La historia de este azaroso encuentro entre ambos ha dado origen a una bella película titulada Séraphine (2009), del cineasta francés Martin Provost, donde, en efecto, se nos describe cómo el sensible y atormentado intelectual alemán, de raza judía y condición homosexual, se topa con este maravilloso ser rústico semianalfabeto, que es una panteísta sin saberlo y que tomó los pinceles por creerse que así se lo exigía su ángel protector; o sea: por imperativo divino. Siguiendo la información que al respecto recogió Uhde de primera mano, Provost nos introduce en la compleja simplicidad psíquica de Séraphine y en su ingenuo ingenio para fabricarse colores orgánicos únicos y, no digamos, para pintar paisajes y bodegones de espléndida fuerza siguiendo el dictado de su luminoso instinto. El estallido de la Gran Guerra retrasó el prometido apoyo que le brindó generosamente su mecenas germánico, al que, sin embargo, reencontró quince años después, aunque, cosas de la vida, lanzada por fin al estrellato de la fama, los vaivenes de ésta y el correspondiente bienestar material circunstancial sobrevenido, quebraron la razón de esta recia mujer infatigable, que terminó muriendo en un manicomio.
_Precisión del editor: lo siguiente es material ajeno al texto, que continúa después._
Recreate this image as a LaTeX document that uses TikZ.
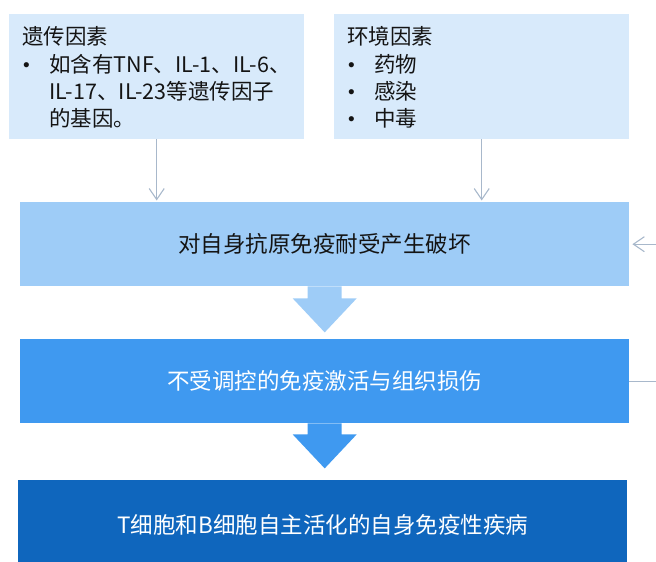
\documentclass[tikz,border=0pt]{standalone}
\usepackage{fontspec}
\setmainfont{Noto Sans CJK SC}
\newfontfamily\bulfont{Liberation Sans}
\usetikzlibrary{arrows.meta,calc}
\definecolor{lightbox}{HTML}{D8EAFB}
\definecolor{stageA}{HTML}{9ECCF7}
\definecolor{stageB}{HTML}{3F99F0}
\definecolor{stageC}{HTML}{0F66BD}
\definecolor{linec}{HTML}{A8B8CB}
\definecolor{textc}{HTML}{141414}
\begin{document}
\begin{tikzpicture}[x=1pt,y=-1pt,
  factor/.style={fill=lightbox, minimum width=295pt, minimum height=125pt, anchor=north west, inner sep=0pt},
  stage/.style={minimum width=609pt, minimum height=84pt, anchor=north west, inner sep=0pt, font=\fontsize{22.5}{26}\selectfont},
  conn/.style={draw=linec, line width=1.1pt, -{Straight Barb[length=11pt,width=15pt]}},
  txt/.style={anchor=west, inner sep=0pt, text=textc, text height=18.5pt, text depth=2.5pt, font=\fontsize{21.5}{26}\selectfont},
  bul/.style={anchor=west, inner sep=0pt, text=textc, text height=14pt, text depth=0pt, font=\bulfont\fontsize{19}{22}\selectfont}]
\useasboundingbox (0,0) rectangle (656,562);
\clip (0,0) rectangle (656,562);

% factor boxes
\node[factor] (gen) at (9,14) {};
\node[factor] (env) at (334,14) {};

% text of genetic factors
\node[txt] (genT) at (22,36) {遗传因素};
\node[bul] (genB) at (23,64) {•};
\node[txt] (gen1) at (49,64) {如含有TNF、IL-1、IL-6、};
\node[txt] (gen2) at (49,91) {IL-17、IL-23等遗传因子};
\node[txt] (gen3) at (49,118) {的基因。};

% text of environmental factors
\node[txt] (envT) at (347,36) {环境因素};
\node[bul] (envB1) at (348,64) {•};
\node[txt] (env1) at (374,64) {药物};
\node[bul] (envB2) at (348,91) {•};
\node[txt] (env2) at (374,91) {感染};
\node[bul] (envB3) at (348,118) {•};
\node[txt] (env3) at (374,118) {中毒};

% stage boxes
\node[stage, fill=stageA, text=textc] (s1) at (20,202) {对自身抗原免疫耐受产生破坏};
\node[stage, fill=stageB, text=white] (s2) at (20,339) {不受调控的免疫激活与组织损伤};
\node[stage, fill=stageC, text=white, minimum height=90pt] (s3) at (18,480) {T细胞和B细胞自主活化的自身免疫性疾病};

% thin connectors
\draw[conn, shorten >=1.5pt] (gen.south) -- (gen.south |- s1.north);
\draw[conn, shorten >=1.5pt] (env.south) -- (env.south |- s1.north);
\draw[conn, shorten >=3pt] (s2.east) -- ++(40,0) |- (s1.east);

% block arrows
\fill[stageA] ($(s1.south)+(-17,0)$) -- ++(0,12) -- ++(-15,0) -- ($(s1.south)+(0,46)$)
  -- ($(s1.south)+(32,12)$) -- ++(-15,0) -- ($(s1.south)+(17,0)$) -- cycle;
\fill[stageB] ($(s2.south)+(-17,0)$) -- ++(0,11) -- ++(-15,0) -- ($(s2.south)+(0,45)$)
  -- ($(s2.south)+(32,11)$) -- ++(-15,0) -- ($(s2.south)+(17,0)$) -- cycle;
\end{tikzpicture}
\end{document}
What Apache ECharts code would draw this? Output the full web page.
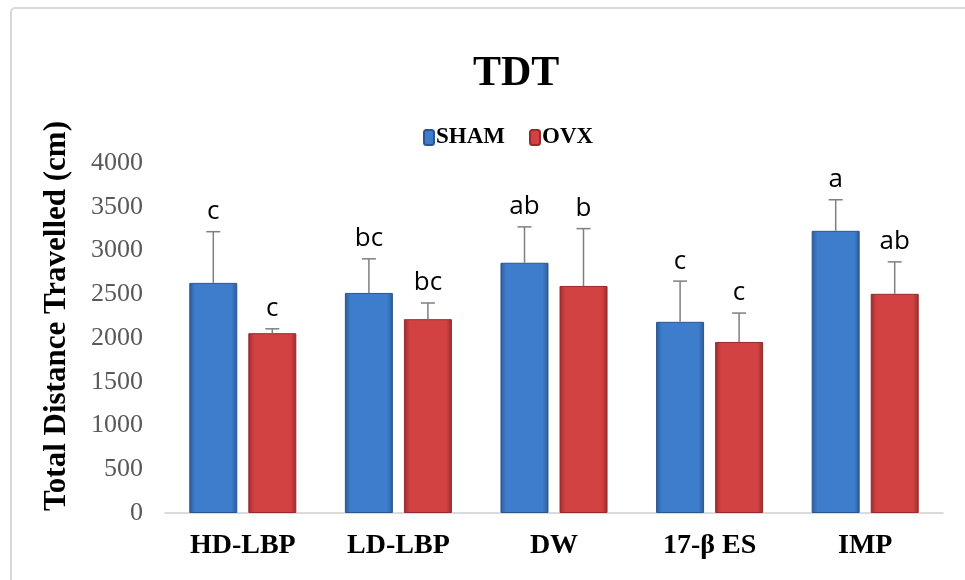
<!DOCTYPE html>
<html><head><meta charset="utf-8">
<script src="https://cdn.jsdelivr.net/npm/echarts@6/dist/echarts.min.js"></script>
<style>html,body{margin:0;padding:0;background:#fff}#c{width:965px;height:580px}</style>
</head><body><div id="c"></div>
<script>
const categories = ['HD-LBP', 'LD-LBP', 'DW', '17-β ES', 'IMP'];
const shamMean = [2630, 2515, 2860, 2185, 3225];
const shamSD   = [585, 390, 410, 465, 355];
const ovxMean  = [2055, 2215, 2595, 1955, 2505];
const ovxSD    = [50, 185, 655, 330, 365];
const shamSig  = ['c', 'bc', 'ab', 'c', 'a'];
const ovxSig   = ['c', 'bc', 'b', 'c', 'ab'];
const yTicks   = [0, 500, 1000, 1500, 2000, 2500, 3000, 3500, 4000];
const yTitle   = 'Total Distance Travelled (cm)';

const BAR_W = 48, OFFSET = 29.5;
const serif = '"Liberation Serif","Times New Roman",serif';

function grad(edge, mid) {
  return new echarts.graphic.LinearGradient(0, 0, 1, 0, [
    {offset: 0, color: edge}, {offset: 0.12, color: mid}, {offset: 0.88, color: mid}, {offset: 1, color: edge}
  ]);
}

function errSeries(name, means, sds, sigs, dir) {
  return {
    type: 'custom', name: name + '_err', silent: true, z: 5,
    data: means.map((m, i) => [i, m, m + sds[i]]),
    renderItem: function (params, api) {
      const c0 = api.coord([api.value(0), api.value(1)]);
      const c1 = api.coord([api.value(0), api.value(2)]);
      const x = c0[0] + dir * OFFSET;
      const st = {stroke: '#7f7f7f', lineWidth: 1.5};
      return {type: 'group', children: [
        {type: 'line', shape: {x1: x, y1: c0[1], x2: x, y2: c1[1]}, style: st},
        {type: 'line', shape: {x1: x - 7, y1: c1[1], x2: x + 7, y2: c1[1]}, style: st},
        {type: 'text', style: {text: sigs[params.dataIndex], x: x, y: c1[1] - 7,
          textAlign: 'center', textVerticalAlign: 'bottom',
          font: '26px "Open Sans", sans-serif', fill: '#000'}}
      ]};
    }
  };
}

const chart = echarts.init(document.getElementById('c'));
chart.setOption({
  animation: false,
  backgroundColor: '#fff',
  graphic: [
    {type: 'rect', shape: {x: 11, y: 8, width: 1000, height: 620, r: 4},
      style: {fill: 'none', stroke: '#d9d9d9', lineWidth: 2}, z: -10},
    {type: 'text', x: 57, y: 316, rotation: Math.PI / 2,
      style: {text: yTitle, textAlign: 'center', textVerticalAlign: 'middle',
        font: 'bold 31px ' + serif, fill: '#000'}}
  ],
  title: {text: 'TDT', left: 468, top: 48,
    textStyle: {fontFamily: serif, fontWeight: 'bold', fontSize: 42, color: '#000'}},
  legend: {top: 121, left: 418, itemGap: 24, itemWidth: 10, itemHeight: 15,
    data: ['SHAM', 'OVX'],
    textStyle: {fontFamily: serif, fontWeight: 'bold', fontSize: 23, color: '#000', padding: [0, 0, 0, -3]}},
  grid: {left: 165, right: 22, top: 163, bottom: 67},
  xAxis: {type: 'category', data: categories,
    axisLine: {lineStyle: {color: '#d0d0d0', width: 1.5}}, axisTick: {show: false},
    axisLabel: {fontFamily: serif, fontWeight: 'bold', fontSize: 28, color: '#000', margin: 19}},
  yAxis: {type: 'value', min: 0, max: 4000, interval: 500,
    axisLine: {show: false}, axisTick: {show: false}, splitLine: {show: false},
    axisLabel: {fontFamily: serif, fontSize: 26, color: '#595959', margin: 22,
      formatter: v => yTicks.includes(v) ? String(v) : ''}},
  series: [
    {name: 'SHAM', type: 'bar', data: shamMean, barWidth: BAR_W, barGap: '23%',
      itemStyle: {color: grad('#2c5b97', '#3e7dcc'), borderColor: '#2a5590', borderWidth: 1}},
    {name: 'OVX', type: 'bar', data: ovxMean, barWidth: BAR_W,
      itemStyle: {color: grad('#9c2c2c', '#d24242'), borderColor: '#972a2a', borderWidth: 1}},
    errSeries('SHAM', shamMean, shamSD, shamSig, -1),
    errSeries('OVX', ovxMean, ovxSD, ovxSig, 1)
  ]
});
</script></body></html>
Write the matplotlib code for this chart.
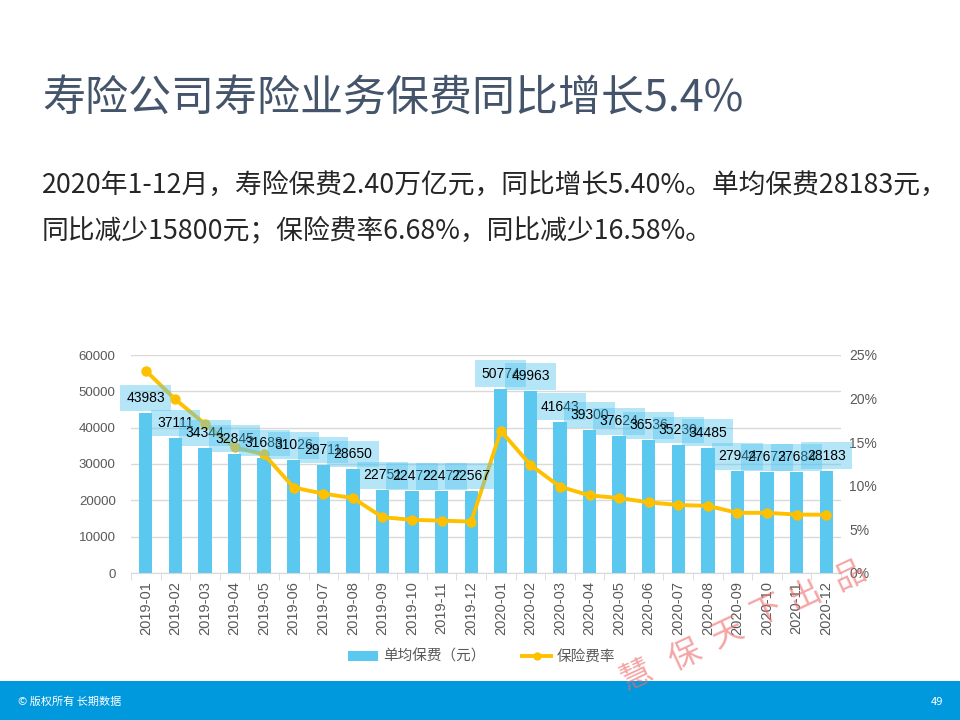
import matplotlib
matplotlib.use("Agg")
import matplotlib.pyplot as plt
from matplotlib.patches import Patch
from matplotlib.lines import Line2D
import numpy as np

plt.rcParams['font.family'] = ['Noto Sans CJK SC', 'DejaVu Sans']

months = ["2019-01", "2019-02", "2019-03", "2019-04", "2019-05", "2019-06",
          "2019-07", "2019-08", "2019-09", "2019-10", "2019-11", "2019-12",
          "2020-01", "2020-02", "2020-03", "2020-04", "2020-05", "2020-06",
          "2020-07", "2020-08", "2020-09", "2020-10", "2020-11", "2020-12"]
avg_premium = [43983, 37111, 34344, 32845, 31688, 31026, 29711, 28650, 22751, 22472, 22477, 22567,
               50774, 49963, 41643, 39300, 37624, 36536, 35230, 34485, 27944, 27673, 27684, 28183]
premium_rate = [23.2, 19.9, 17.1, 14.4, 13.6, 9.8, 9.1, 8.6, 6.4, 6.1, 6.0, 5.9,
                16.3, 12.4, 9.9, 8.9, 8.6, 8.1, 7.8, 7.7, 6.9, 6.9, 6.7, 6.68]
left_ticks = [0, 10000, 20000, 30000, 40000, 50000, 60000]
right_ticks = [0, 5, 10, 15, 20, 25]

title = "寿险公司寿险业务保费同比增长5.4%"
line1 = "2020年1-12月，寿险保费2.40万亿元，同比增长5.40%。单均保费28183元，"
line2 = "同比减少15800元；保险费率6.68%，同比减少16.58%。"
bar_name = "单均保费（元）"
line_name = "保险费率"
footer_left = "© 版权所有 长期数据"
footer_right = "49"
watermark = ["慧", "保", "天", "下", "出", "品"]

W, H = 960, 720
fig = plt.figure(figsize=(9.6, 7.2), dpi=100)
fig.patch.set_facecolor("white")

def fx(px):
    return px / W

def fy(py):
    return 1 - py / H

BAR_C = "#5BC8F0"
LINE_C = "#FFC000"
GRID_C = "#D9D9D9"
TICK_C = "#595959"
NUM_FONT = ['Liberation Sans']

ax = fig.add_axes([fx(131), fy(573), fx(841) - fx(131), fy(355) - fy(573)])
x = np.arange(len(months))
ax.bar(x, avg_premium, width=0.45, color=BAR_C, zorder=2)
ax.set_xlim(-0.5, len(months) - 0.5)
ax.set_ylim(0, 60000)
ax.set_yticks(left_ticks)
ax.set_yticklabels([str(v) for v in left_ticks], color=TICK_C, fontsize=9.5, family=NUM_FONT)
ax.yaxis.grid(True, color=GRID_C, lw=1, zorder=0)
ax.set_axisbelow(True)
for s in ["top", "right", "left"]:
    ax.spines[s].set_visible(False)
ax.spines["bottom"].set_color(GRID_C)
ax.tick_params(axis="y", length=0, pad=11)
ax.set_xticks(x)
ax.set_xticklabels(months, rotation=90, color=TICK_C, fontsize=10.5, family=NUM_FONT)
ax.tick_params(axis="x", length=0, pad=6)
ax.set_xticks(np.arange(-0.5, len(months), 1), minor=True)
ax.tick_params(axis="x", which="minor", length=5, color=GRID_C)

ax2 = ax.twinx()
ax2.plot(x, premium_rate, color=LINE_C, lw=2.8, marker="o", markersize=6.5, zorder=3)
ax2.set_ylim(0, 25)
ax2.set_yticks(right_ticks)
ax2.set_yticklabels([f"{v}%" for v in right_ticks], color=TICK_C, fontsize=10, family=NUM_FONT)
ax2.tick_params(axis="y", length=0, pad=6)
for s in ["top", "right", "left", "bottom"]:
    ax2.spines[s].set_visible(False)

for i, v in enumerate(avg_premium):
    ax2.annotate(str(v), xy=(i, v), xycoords=ax.transData, xytext=(0, 15),
                 textcoords="offset pixels", ha="center", va="center",
                 fontsize=10, color="black", family=NUM_FONT, zorder=5,
                 bbox=dict(boxstyle="square,pad=0.45", fc=BAR_C, ec="none", alpha=0.45))

handles = [Patch(facecolor=BAR_C, edgecolor="none"),
           Line2D([0], [0], color=LINE_C, lw=2.8, marker="o", markersize=5)]
fig.legend(handles, [bar_name, line_name], loc="center", bbox_to_anchor=(fx(482), fy(657)),
           ncol=2, frameon=False, fontsize=10.5, labelcolor=TICK_C, handlelength=2.0,
           handletextpad=0.4, columnspacing=2.5)

fig.text(fx(42), fy(100), title, fontsize=31, color="#44546A", va="center", ha="left")
fig.text(fx(42), fy(185), line1, fontsize=19.3, color="#262626", va="center", ha="left",
         fontweight="light")
fig.text(fx(42), fy(230), line2, fontsize=19.3, color="#262626", va="center", ha="left",
         fontweight="light")

fig.patches.append(plt.Rectangle((0, 0), 1, fy(681), transform=fig.transFigure,
                                 facecolor="#0099DD", edgecolor="none", zorder=0))
fig.text(fx(18), fy(702), footer_left, fontsize=8, color="white", va="center", ha="left")
fig.text(fx(943), fy(702), footer_right, fontsize=8, color="white", va="center", ha="right")

wm_pos = [(637, 675), (685, 655), (727, 633), (767, 610), (805, 595), (850, 575)]
for ch, (px, py) in zip(watermark, wm_pos):
    fig.text(fx(px), fy(py), ch, fontsize=23, color="#EE6A6A", alpha=0.6,
             rotation=25, ha="center", va="center", zorder=10)

fig.savefig("out.png", dpi=100)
La historia de Séraphine es, desde luego, curiosa y conmovedora, pero no sólo por lo que tiene de singular existencial y artísticamente, sino porque, a través de ella, nuestro mundo se enfrenta consigo mismo como mirándose en un espejo. Nada en él deja de estar turbio, salvo quizá ese brillante reflejo incomprensible que se produce cuando alguien, cierto día, váyase a saber por qué y cómo, en vez de contemplar su propia imagen, decide pintar. Esta decisión insólita podremos describirla como "ingenua", pero lo que manifiesta es que el arte es el único sueño imposible al alcance de cualquiera.